Et la bourgeoisie, quant à elle, n’aura jamais de cesse tant qu’elle survivra d’attaquer la conscience de son fossoyeur potentiel, le prolétariat, et de tenter de l’effrayer ou de l’intimider en faisant l’amalgame entre les organisations politiques prolétariennes et toute une frange désespérée de la classe ouvrière, se réclamant de façon erronée et confuse du prolétariat et de sa lutte, par là même offerte aux crapuleries et autres manipulations policières.
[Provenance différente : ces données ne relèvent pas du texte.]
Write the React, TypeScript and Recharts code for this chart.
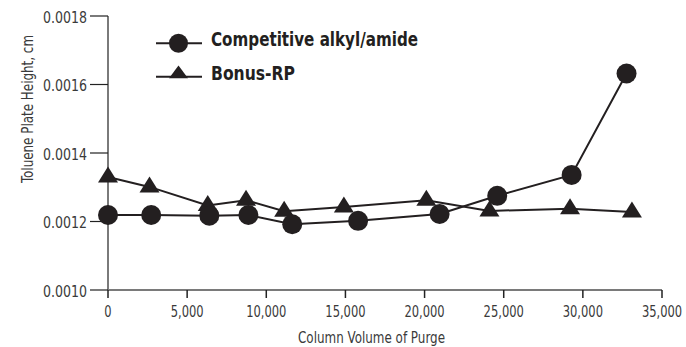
import React from "react";
import { LineChart, Line, XAxis, YAxis, Legend, Label } from "recharts";

const circleX = [0, 2730, 6400, 8870, 11640, 15800, 20950, 24590, 29290, 32760];
const circleY = [0.001219, 0.001219, 0.001217, 0.001219, 0.001192, 0.001202, 0.001222, 0.001275, 0.001336, 0.001632];
const triangleX = [0, 2620, 6300, 8720, 11130, 14900, 20110, 24100, 29190, 33100];
const triangleY = [0.00133, 0.001301, 0.001247, 0.001262, 0.00123, 0.001242, 0.001262, 0.001231, 0.001237, 0.001228];
const xTicks = [0, 5000, 10000, 15000, 20000, 25000, 30000, 35000];
const yTicks = [0.001, 0.0012, 0.0014, 0.0016, 0.0018];
const seriesNames = ["Competitive alkyl/amide", "Bonus-RP"];
const xTitle = "Column Volume of Purge";
const yTitle = "Toluene Plate Height, cm";

const circleData = circleX.map((x, i) => ({ x, y: circleY[i] }));
const triangleData = triangleX.map((x, i) => ({ x, y: triangleY[i] }));

const FONT = "'Liberation Sans Narrow', 'DejaVu Sans Condensed', 'Roboto Condensed', 'Arial Narrow', 'Liberation Sans', Arial, sans-serif";
const INK = "#231f20";
const TXT = "#3a3a3a";

const CircleDot = (props: any) => {
  const { cx, cy } = props;
  if (cx == null || cy == null) return null;
  return <circle cx={cx} cy={cy} r={10} fill={INK} stroke="none" />;
};

const TriangleDot = (props: any) => {
  const { cx, cy } = props;
  if (cx == null || cy == null) return null;
  const pts = `${cx},${cy - 10.5} ${cx - 10},${cy + 5.5} ${cx + 10},${cy + 5.5}`;
  return <polygon points={pts} fill={INK} stroke="none" />;
};

const YTick = (props: any) => {
  const { x, y, payload } = props;
  const s = Number(payload.value).toFixed(4);
  return (
    <text x={x - 1} y={y} dy={6.5} textAnchor="end" fill={TXT} fontFamily={FONT} fontSize={16}
      textLength={44} lengthAdjust="spacingAndGlyphs">
      {s}
    </text>
  );
};

const XTick = (props: any) => {
  const { x, y, payload } = props;
  const s = Number(payload.value).toLocaleString("en-US");
  return (
    <g transform={`translate(${x}, ${y + 17}) scale(0.8, 1)`}>
      <text x={0} y={0} textAnchor="middle" fill={TXT} fontFamily={FONT} fontSize={16}>
        {s}
      </text>
    </g>
  );
};

const LegendContent = () => (
  <svg width={300} height={70} style={{ display: "block", overflow: "visible" }}>
    <line x1={6} y1={18.3} x2={52} y2={18.3} stroke={INK} strokeWidth={2} />
    <circle cx={28.5} cy={18.3} r={9.5} fill={INK} />
    <text x={61} y={20.7} fill={INK} fontFamily={FONT} fontWeight="bold" fontSize={19}
      textLength={207} lengthAdjust="spacingAndGlyphs">
      {seriesNames[0]}
    </text>
    <line x1={6} y1={51.7} x2={52} y2={51.7} stroke={INK} strokeWidth={2} />
    <polygon points={`28.5,40.5 19,53.2 38,53.2`} fill={INK} />
    <text x={61} y={55} fill={INK} fontFamily={FONT} fontWeight="bold" fontSize={19}
      textLength={84} lengthAdjust="spacingAndGlyphs">
      {seriesNames[1]}
    </text>
  </svg>
);

export default function App() {
  return (
    <div style={{ position: "absolute", left: 0, top: 0, width: 686, height: 347, background: "#fff" }}>
      <LineChart width={686} height={347} margin={{ top: 16, right: 24, left: 0, bottom: 0 }}>
        <XAxis
          dataKey="x"
          type="number"
          domain={[0, 35000]}
          ticks={xTicks}
          height={57}
          tickSize={8}
          tick={<XTick />}
          axisLine={{ stroke: "#7a7a7a", strokeWidth: 2 }}
          tickLine={{ stroke: "#222", strokeWidth: 1.5 }}
          allowDuplicatedCategory={false}
        >
          <Label
            content={() => (
              <text x={371.5} y={343} textAnchor="middle" fill={TXT} fontFamily={FONT} fontSize={16}
                textLength={147} lengthAdjust="spacingAndGlyphs">
                {xTitle}
              </text>
            )}
          />
        </XAxis>
        <YAxis
          dataKey="y"
          type="number"
          domain={[0.001, 0.0018]}
          ticks={yTicks}
          width={108}
          tickSize={18}
          tick={<YTick />}
          axisLine={{ stroke: "#7a7a7a", strokeWidth: 2 }}
          tickLine={{ stroke: "#222", strokeWidth: 1.2 }}
        >
          <Label
            content={() => (
              <text x={33} y={109} textAnchor="middle" fill={TXT} fontFamily={FONT} fontSize={16}
                transform="rotate(-90, 33, 109)" textLength={148} lengthAdjust="spacingAndGlyphs">
                {yTitle}
              </text>
            )}
          />
        </YAxis>
        <Legend
          layout="vertical"
          align="center"
          verticalAlign="middle"
          content={<LegendContent />}
          wrapperStyle={{ position: "absolute", left: 150, top: 25, width: 300, height: 70 }}
        />
        <Line
          data={triangleData}
          dataKey="y"
          name={seriesNames[1]}
          stroke={INK}
          strokeWidth={2}
          dot={<TriangleDot />}
          activeDot={false}
          isAnimationActive={false}
        />
        <Line
          data={circleData}
          dataKey="y"
          name={seriesNames[0]}
          stroke={INK}
          strokeWidth={2}
          dot={<CircleDot />}
          activeDot={false}
          isAnimationActive={false}
        />
      </LineChart>
    </div>
  );
}
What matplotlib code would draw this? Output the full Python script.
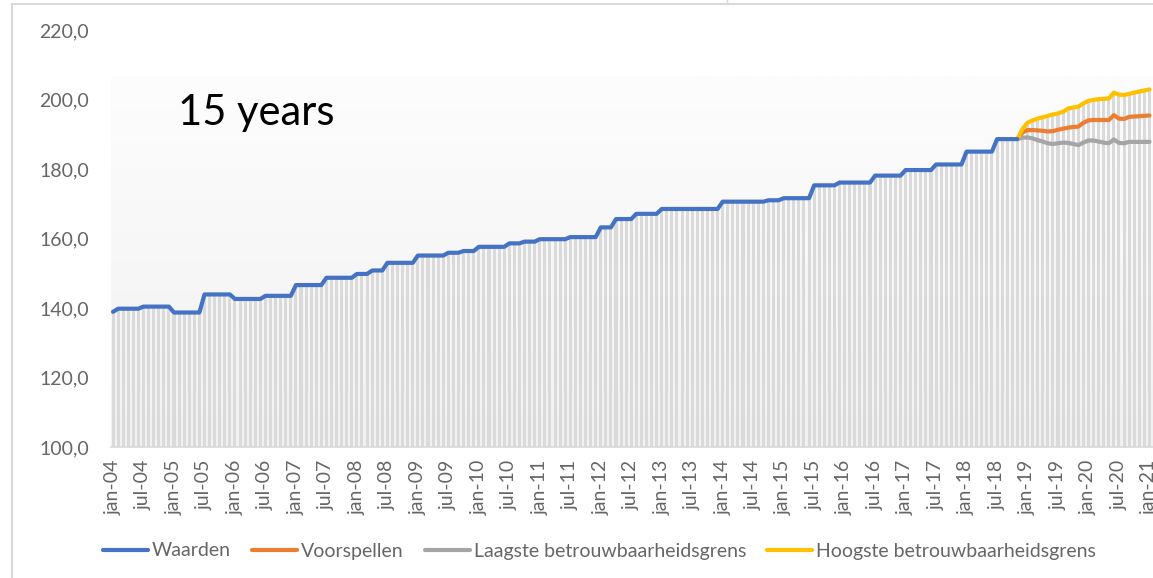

D’ailleurs, quelques jours plus tard, le ministre de l’Intérieur Hortefeux profitait de ces “événements” pour justifier la proposition d’une nouvelle mouture du très controversé fichier Edvige, nettement orienté contre les “agitateurs” d’extrême-gauche qui “fomentent des troubles à l’ordre public” et qui, lors des futures luttes ouvrières, pourra être utilisé contre les éléments prolétariens les plus combatifs et les organisations révolutionnaires.


Wilma (23 octobre)

1)  A moins qu’ils ne soient innocents et faussement accusés, ce qui est tout à fait possible, et que les véritables auteurs de ces sabotages soient là aussi des flics.